Low-Temperature Water Gas Shift Reaction over Highly Dispersed Ir on TiO2─Influence of the Ir Dispersed State and the Metal–Support Interface

Abstract

Oxide-supported iridium (Ir) metal catalysts exhibit superior activity for the low-temperature water gas shift (WGS) reaction. In this study, highly dispersed Ir supported on anatase TiO2 shows a relatively high turnover frequency and a relatively low activation energy for the WGS reaction compared to that reported in the literature. Catalyst characterization reveals the presence of small clusters and single atoms (SAs). Density functional theory (DFT) calculations show that the WGS reaction proceeds preferentially via a carboxyl mechanism with carboxyl formation as the rate-determining step on both TiO2-supported Ir clusters and SAs, which can be supported by experimental observations.

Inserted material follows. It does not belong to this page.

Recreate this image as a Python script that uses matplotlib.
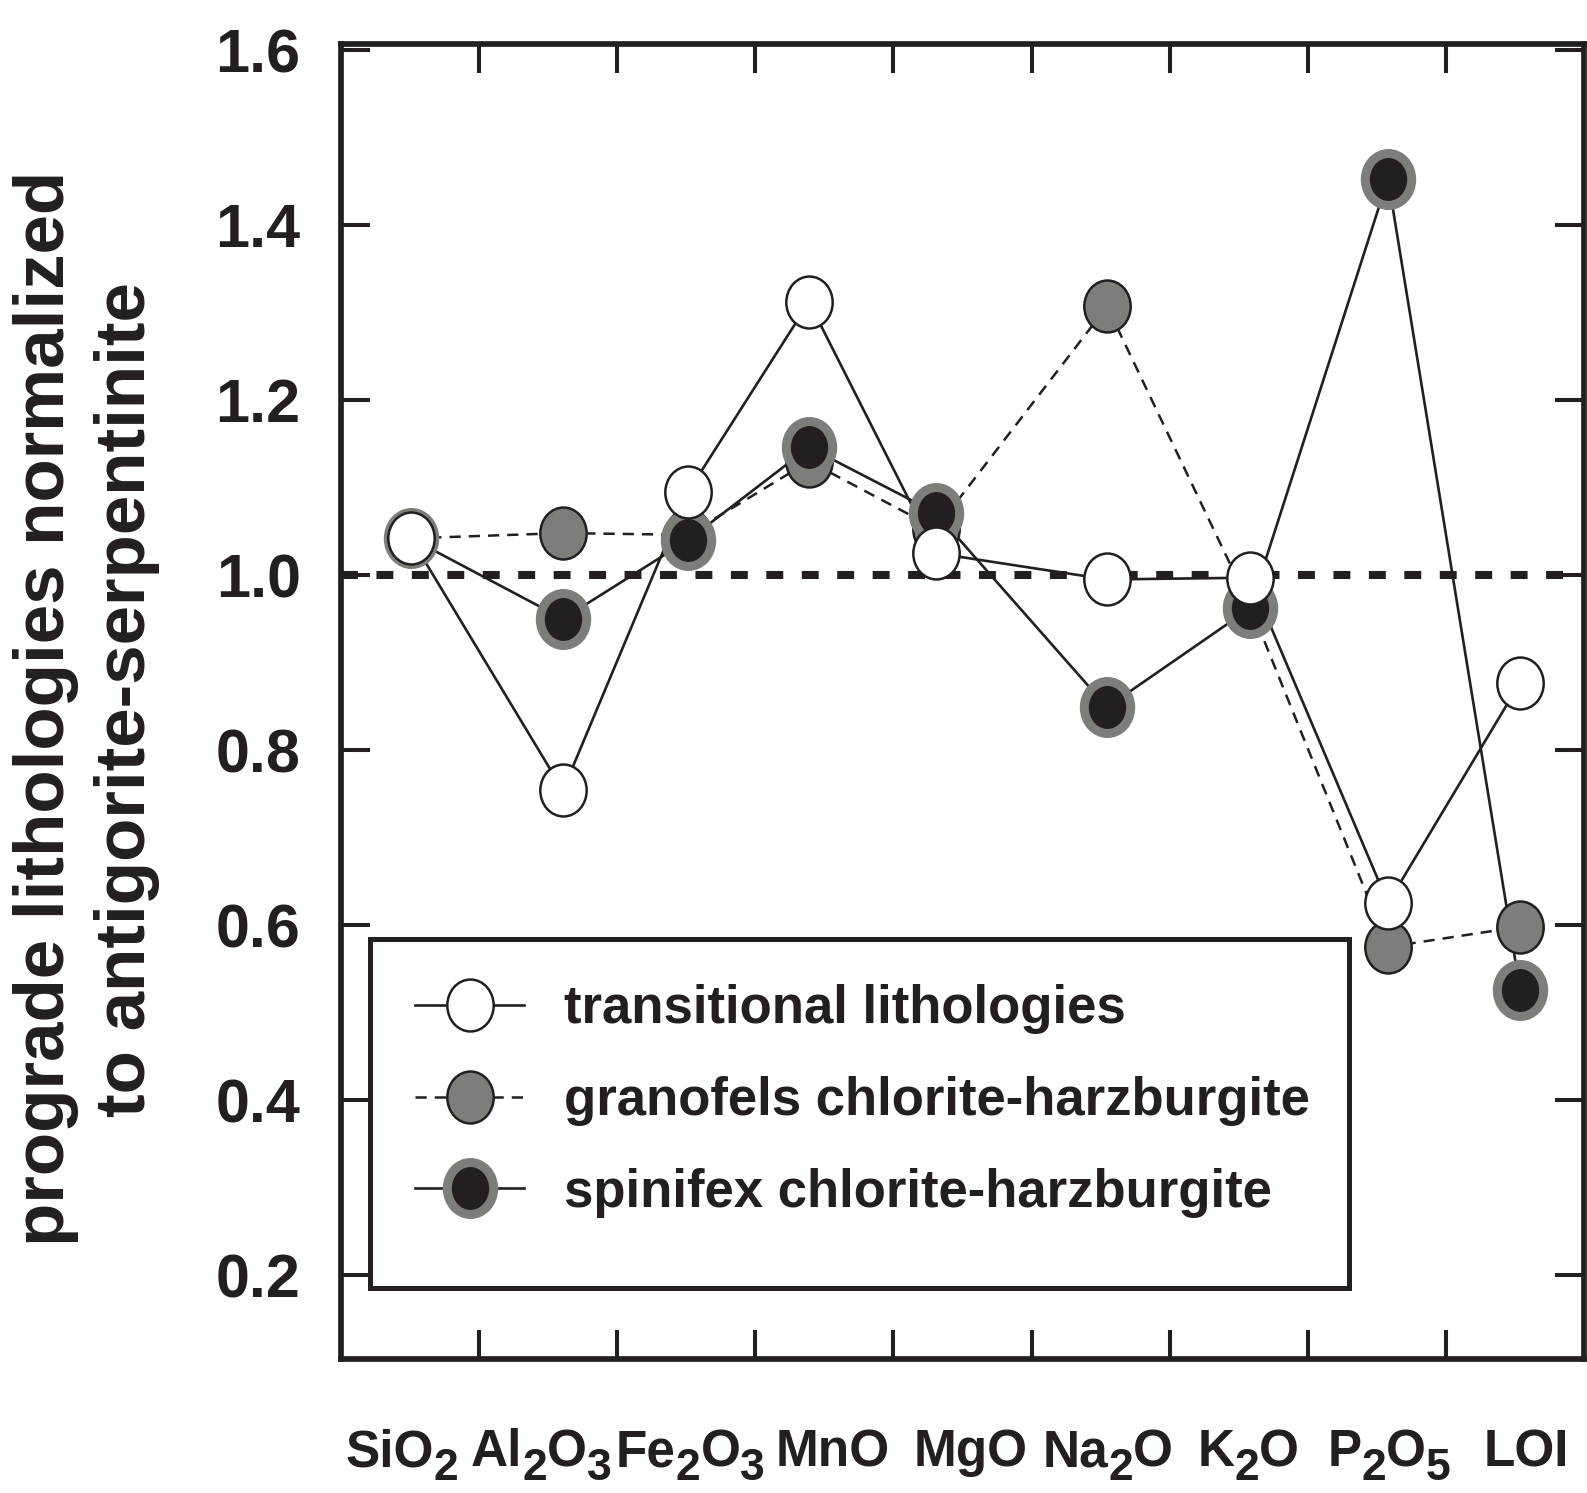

In situ diffuse reflectance infrared Fourier transform spectroscopy, corroborated by DFT calculations, indicates that CO co-adsorbed with H2O at the interface between the Ir cluster and TiO2 plays the key role in low-temperature WGS starting from room temperature. DFT calculations show that the energy barrier of carboxyl formation over the Ir cluster is lower than that over Ir SAs, indicating that the Ir clusters may have contributed more to the low-temperature WGS activity. The excellent catalytic activity of the Ir/a-TiO2 catalyst reveals its potential application for low-temperature WGS.